Richard Jenkinson at New Guesten Hall, Avoncroft Museum, Bromsgrove by Christopher Morley

Richard Jenkinson is a cellist so much at one with his instrument. Like flautists, like guitarists, like tuba-players, cellists begin with the advantage of presenting such a persuasive visual image even before they start playing, but Jenkinson's relationship with his wooden artefact is really something special.
A packed Bromsgrove Festival -- and how successfully has this event taken a new turn of direction! -- lunchtime audience relished Jenkinson's presentation of Bach's First Cello Suite and Kodaly's Sonata, both composed for cello alone, and both sharing some amazing similarities across the centuries, not least the rustic qualities which Bach turns into elegance but which Kodaly mines for all their earthy worth.

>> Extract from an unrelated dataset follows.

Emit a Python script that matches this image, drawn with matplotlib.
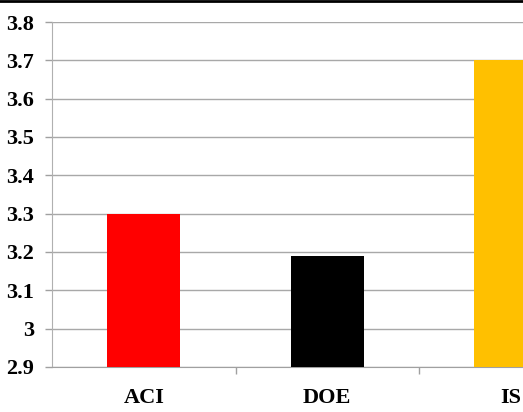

Jenkinson's Bach was fluent and appropriately improvisatory in effect, delivered by a baroque bow, every repeat constantly alive, and with an ebb and flow of dynamics.
And his Kodaly was simply miraculous. This is a compendium of every cello technique imagined, and then some. It requires a tuning-down of the instrument's two lowest strings, not only increasing the range but also altering the natural resonance, it brings in folklore elements, it employs left-hand pizzicato to stunning effect, and it builds up an irrepressible emotional momentum which both composer and its performer here handled with the most convincing empathy.
Jenkinson has made a lengthy doctoral study of the work, and his spoken introduction made us eager in anticipation. But he referred to the importance of a once-banned Hungarian folksong being quoted; what a pity he didn't play it for us, so we could have listened out for it in performance.